Turkish Airlines may use money from the sukuk sale to help finance planned aircraft purchases, one of the people with knowledge of the plans said yesterday, declining to be identified because the details are confidential. The company is considering buying at least six superjumbos, Chairman Hamdi Topcu said in an interview at an airshow in Istanbul Sept. 6.
Tender terms will be presented to Airbus SAS and Boeing Co., makers of A380 and 747-8 widebody planes, he said.
Sukuk issuers will benefit from tumbling borrowing costs for Islamic debt. The yield on global sovereign sukuk plunged 102 basis points, or 1.02 percentage points, this year to a record low of 2.88 percent Sept. 28, according to the HSBC/NASDAQ Dubai Sovereign US Dollar Sukuk Index. The yield was 2.91 percent on Oct. 1, the data show.
“We are expecting Islamic banks to assess sukuk sales and they will be followed by companies from real estate and leasing industries,” Basak Selcuk, deputy director for corporate finance at Is Investment, said by e-mail yesterday. The Istanbul-based brokerage was a co-manager in the state’s sale.
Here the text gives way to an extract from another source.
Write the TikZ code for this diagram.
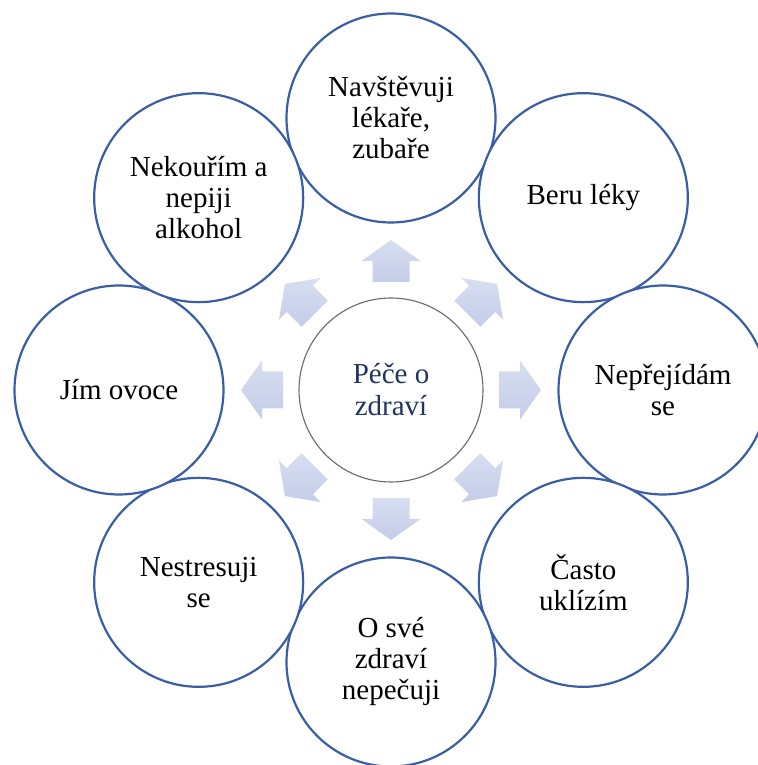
\documentclass[tikz,border=0pt]{standalone}
\usepackage{fontspec}
\setmainfont{Liberation Serif}
\usetikzlibrary{calc}
\definecolor{ringblue}{RGB}{58,94,166}
\definecolor{centergray}{RGB}{105,105,105}
\definecolor{navytext}{RGB}{31,52,96}
\definecolor{arrowtop}{RGB}{216,222,241}
\definecolor{arrowbot}{RGB}{196,205,232}
\tikzset{
  outerbubble/.style={circle, draw=ringblue, line width=2.2pt, fill=white,
    minimum size=209pt, inner sep=0pt, align=center, text=black,
    font=\fontsize{29}{31}\selectfont},
  centerbubble/.style={circle, draw=centergray, line width=1.1pt, fill=white,
    minimum size=184pt, inner sep=0pt, align=center, text=navytext,
    font=\fontsize{29}{32}\selectfont},
  blockarrow/.style={top color=arrowtop, bottom color=arrowbot, draw=none}
}
\newcommand\blkarrow[1]{%
  \shade[blockarrow]
    ($(c)+(#1:108)+(#1-90:18.5)$) --
    ($(c)+(#1:129)+(#1-90:18.5)$) --
    ($(c)+(#1:129)+(#1-90:29.5)$) --
    ($(c)+(#1:150)$) --
    ($(c)+(#1:129)+(#1+90:29.5)$) --
    ($(c)+(#1:129)+(#1+90:18.5)$) --
    ($(c)+(#1:108)+(#1+90:18.5)$) -- cycle;}
\begin{document}
\begin{tikzpicture}[x=1pt,y=1pt]
\useasboundingbox (0,0) rectangle (757,765);
\coordinate (c) at (391,375);
\foreach \a in {0,45,...,315} {\blkarrow{\a}}
\node[centerbubble] (center) at (c) {Péče o\\zdraví};
\node[outerbubble] (n1) at ($(c)+(90:272)$) {Navštěvuji\\lékaře,\\zubaře};
\node[outerbubble] (n2) at ($(c)+(45:272)$) {Beru léky};
\node[outerbubble] (n3) at ($(c)+(0:272)$) {Nepřejídám\\se};
\node[outerbubble] (n4) at ($(c)+(-45:272)$) {Často\\uklízím};
\node[outerbubble] (n5) at ($(c)+(-90:272)$) {O své\\zdraví\\nepečuji};
\node[outerbubble] (n6) at ($(c)+(-135:272)$) {Nestresuji\\se};
\node[outerbubble] (n7) at ($(c)+(180:272)$) {Jím ovoce};
\node[outerbubble] (n8) at ($(c)+(135:272)$) {Nekouřím a\\nepiji\\alkohol};
\end{tikzpicture}
\end{document}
Turkish units of Shariah-compliant banks have already tapped the sukuk market. Kuveyt Turk Katilim Bankasi AS, an Istanbul-based Islamic Bank owned by Kuwait Finance House KSC, sold $350 million of five-year sukuk yielding 5.875 percent, according to data compiled by Bloomberg. Is Investment expects as much as 200 million liras of further sukuk sales by Islamic banks in Turkey this year, and total sukuk sales in the country in 2013 “at least to double from this year,” Selcuk said.
Albaraka Turk Katilim Bankasi AS, a unit of Bahrain’s AlBaraka Banking Group, canceled a debut sale 10 months ago as yields were too high. The bank still plans to raise as much as $250 million of seven-year dollar-denominated sukuk this year, Adnan Yousif, the group’s chief executive officer, said by phone Aug. 27.
The boards of Turk Telekom and Turkish Airlines have yet to approve the possible sukuk sales and the size of the issues hasn’t been determined, the people said. Ali Genc, a Turkish Airlines spokesman, didn’t answer calls seeking comment. A Turk Telekom official, who asked not to be identified, declined to comment when contacted by Bloomberg yesterday.
“We would assess the corporate risk and we would make a judgment whether we’re getting compensated for it compared with where the sovereign is trading,” said Hussain, whose Mashreq Capital DIFC had $265 million in assets under management as of June, according to Moody’s Investors Service.
Turkey is rated BB at Standard & Poor’s, the second-highest non-investment grade rating, and one level higher at both Moody’s and Fitch Ratings. The cost of insuring the country’s debt against default for five years plunged 139 basis points this year to 152 today, according to data compiled by Bloomberg.
The decline compares with a 20 basis point drop to 107 for Qatar, the Persian Gulf emirate rated nine levels higher at AA by S&P. The contracts pay the buyer face value in exchange for the underlying securities or cash, and falling prices signal improving investor perceptions of a borrower’s creditworthiness.
As a regular issuer in global emerging markets, Turkey “cannot be viewed with the same standard of judgment as other sukuk issuers in this region,” Hussain said.
The extra yield investors demand to hold Turkey’s dollar-denominated debt over U.S. Treasuries dropped 9 basis points to 215 as of 5:47 p.m. in Istanbul today, according to JPMorgan’s EMBI Global Index. The emerging-market average was 300.
The lira declined 0.2 percent to 1.7950 per dollar, while the yield on benchmark two-year bonds increased 3 basis points 7.57 percent. The extra yield investors demand to own Turkish notes rather than equivalent ruble debt was 68 basis points.
Turkish companies may benefit from a growing appetite among Middle East investors for Turkish assets and a drive by the government of Prime Minister Recep Tayyip Erdogan to strengthen trade with the Arab world as the country’s aspirations of joining the European Union fade.
Lebanon’s Bank Audi Sal-Audi Saradar Group obtained permission from Turkey’s banking regulator to operate in the country, according to a decree published in the Official Gazette yesterday. Bank Audi was also among a group of international banks that provided Dogus Holding AS of Turkey with a three-year $255 million loan last month.
“Middle Eastern investors have become more familiar with Turkish corporates in recent years,” Nick Stadtmiller, Dubai-based head of fixed-income research at Dubai-based Emirates NBD PJSC, said by e-mail on Oct. 1. That “would help sell a Turkish corporate sukuk into the region,” he said.